Nepal PM to form task force to look into border issue with China
Nepalis Prime Minister Sher Bahadur Deuba has assured his party members of forming a task force to look into the border issue with China in the northern Humla district
Nepalis Prime Minister Sher Bahadur Deuba has assured his party members of forming a task force to look into the border issue with China in the northern Humla district. Several Nepali lawmakers had alleged that China had encroached upon their land in the districts and illegally erected buildings there. However, the government had never publicly acknowledged the border row with China.
This week the ruling alliance released the common minimum program, a vision document for the government, which mentioned the boundary row with India while ignored the same with its northern neighbor China.
Several MPs from Deuba’s Nepali Congress, the biggest party in the ruling alliance, raised the absence of the issue from the recently released vision document during a recently held meeting of senior party leaders.
According to a report in the Kathmandu Post, Deuba has assured these leaders that the government will form a task force to look into the matter. Significantly, it was a panel of the Nepali Congress leaders last year, when there were in opposition, which raised the issue of encroachment on the land Nepal lays claim over with the then Oli government.
Nepal should be sensitive about its boundary issues both with India and China and must seek a solution through bilateral talks, said Bimalendra Nidhi, former deputy prime minister who was present in the meeting.
“While the border issues with India have been incorporated into the government’s Common Minimum Programme, similar concerns relating to China have not,” he was quoted as saying by The Kathmandu Post.

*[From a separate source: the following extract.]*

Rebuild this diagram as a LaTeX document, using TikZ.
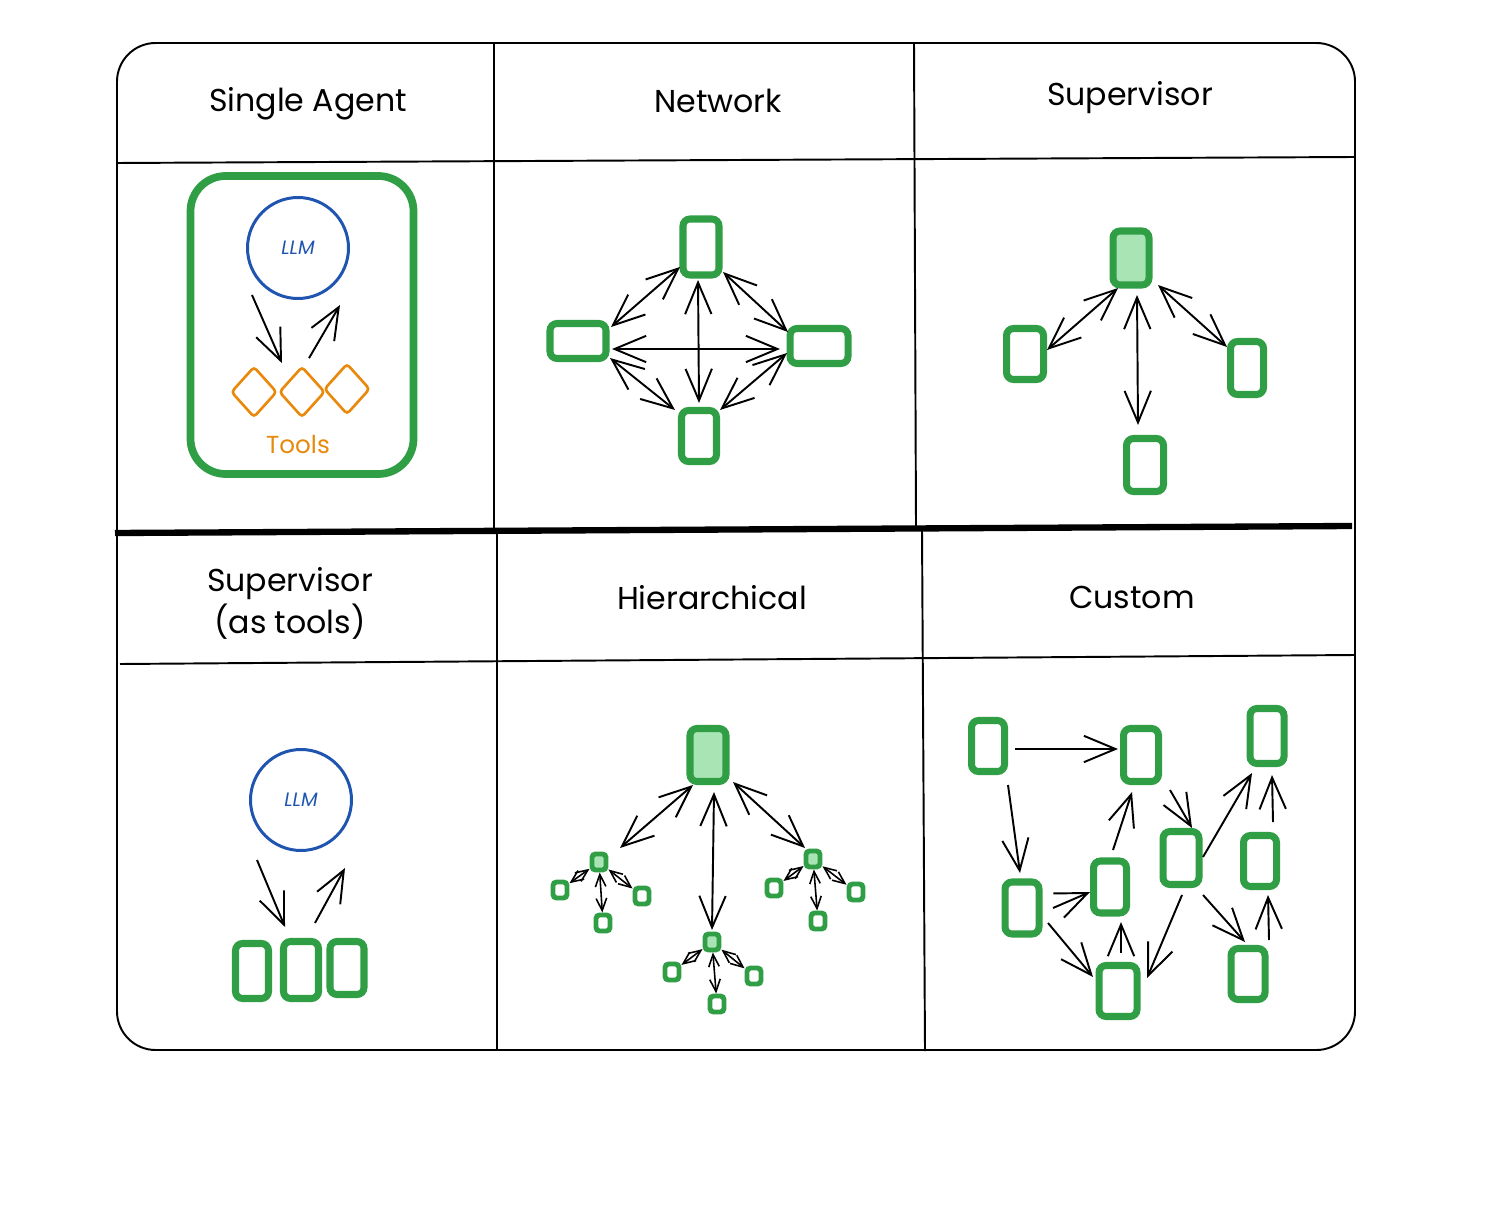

Deuba had called a meeting of senior leaders to solicit views on holding the party’s 14th general convention and the Common Minimum Programme (CMP), among others.
Significantly, the common minimum program categorically talks about boundary issues with India, including Kalapani, Lipulekh, and Limpiyadhura, it has not said anything on the border issue, especially in Humla, with China.
Jeevan Bahadur Shahi, a party leader from Karnali, the province where Humla lies, had last year submitted a report, detailing the encroachment, to the party’s headquarters. Media reports last year reported that an internal report--which was never made public-- by the Home ministry had found the boundary dispute with China.